Some of these coffees were dried on rooftops, some in the parking area of the houses where the producers lived, and some, where there is excess humidity, would even be dried in the living rooms on sacks of coffee placed on top of wooden boards that laid on the dirt floor. 

The old guys that ran the patios, the few that remained from the time of “the grandfathers” that had started the farms, would “just know” when a coffee was ready to finish drying by chewing and biting into a coffee seed. Something I learned as well during those visits. 

Standing in front of the sample roaster I’ve always thought about the moment of roasting a coffee as its final stage of becoming. It's the step, out of all steps taken in the making of that coffee, that will finish what started almost a year before when the coffee trees flowered in order to bear fruit. 

As the moisture leaves the seeds when they’re starting to brown, the smells of fruit and spices blend in unison with the surface on the coffee starting to corrugate, mimicking the mountains and the valleys where it came from. The pockets of moisture show themselves as the coffee swells and builds the necessary heat momentum to caramelize its sugars and become roasted. 

Batch after batch the sensations are different. The colors and the smells, the time, and the way the seeds react to heat will vary depending on the characteristics of the place the coffee comes from. Even coffees from the same farm, harvested on different days, will reveal different personalities and behaviors. 
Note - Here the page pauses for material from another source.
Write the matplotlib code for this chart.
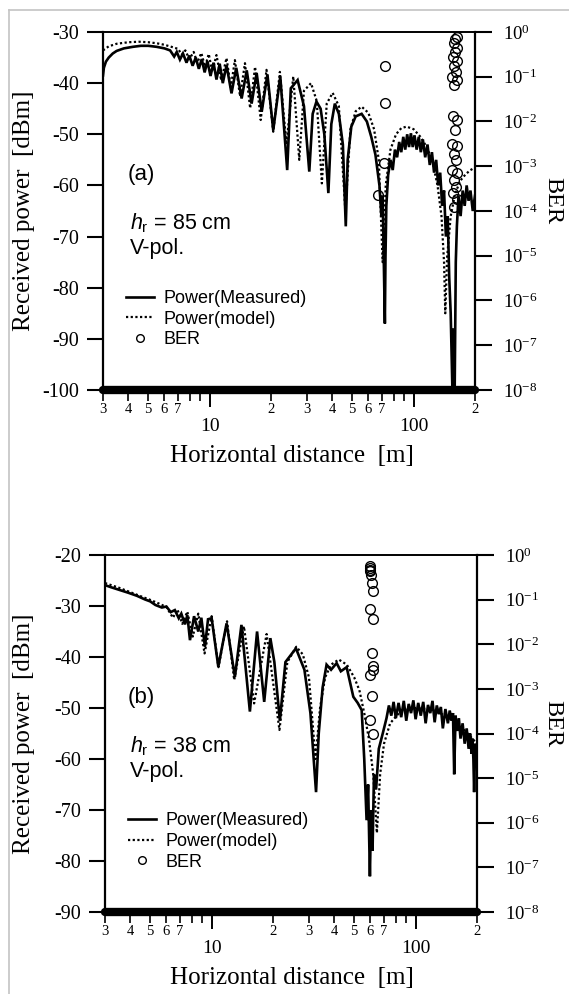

After doing this for long enough it’s almost possible to tell when a coffee has potential. They reveal themselves within the first minutes inside the roaster by invading the room with fragrant and loud aromas, and the unmistakable violence of their popping sounds once almost all moisture has left the seed, a point known as the first crack

I have the bad habit of chewing a roasted coffee seed immediately after each sample has been roasted. The anticipation is just too high to wait a little longer. Coffee is finally ground and infused to be tasted or cupped, usually the day after roasting. 

The experience then becomes a process of interpreting. A translation of sensory exploration that needs to find a way to fit into words that can describe the taste that is being perceived in the pallet. 

Occasionally there will be a sample, out of the hundreds (and nowadays thousands) of little plastic bags that carries a message that is loud and clear. It will communicate details, not exactly about the impeccable attention to detail it received during its making, but about the sheer luck in the combination of factors that allowed it to become this exemplary expression of the trinity formed between soil, climate and plant. 

These samples are rare, I’ve experienced maybe one or two per year during the last ten years of tasting coffee almost every single day. There are entire years where they just won’t happen at all. 

I imagine these are the coffees some people, lacking a qualitative toolbox to describe them, use the quantitative scale and refer to them as ninety point coffees. I really wouldn’t know. What I do know is that, once I find them, I try to the best of my abilities to locate their source, to find where they come from, and, most importantly, to find the person who produced it.

During the harvest of 2012 I tasted the coffee from Vinaros for the very first time. A coffee from the rainforest region of Cobán. It was something new and refreshing and in a flavor spectrum unlike anything else on my portfolio. The coffee sample had made its way to my hands, somehow. 

During the months that followed I kept asking everyone I knew about that farm, trying to find a connection. I later learned that Vinaros was a name used less often than the main farm it belonged to, a farm called Finca Santa Isabel owned by a guy that was really hard to find. 

One day, as I stood in the reception area of the Lab in Guatemala City, this tough looking fellow opened the door. 

He was pointing a finger at me as he stared and asked “are you Josué?”

“Yes I am, who are you?” I answered. 

“What do you want?” 

I was like, “what do you mean, what do I want?”

“People tell me you’ve been asking about me, so what do you want?”

I was still very puzzled. “Who the hell are you? And what do you want?” 

“My name is Luis Valdes, from Finca Santa Isabel. You wanted to find me, so here I am, what do you want?”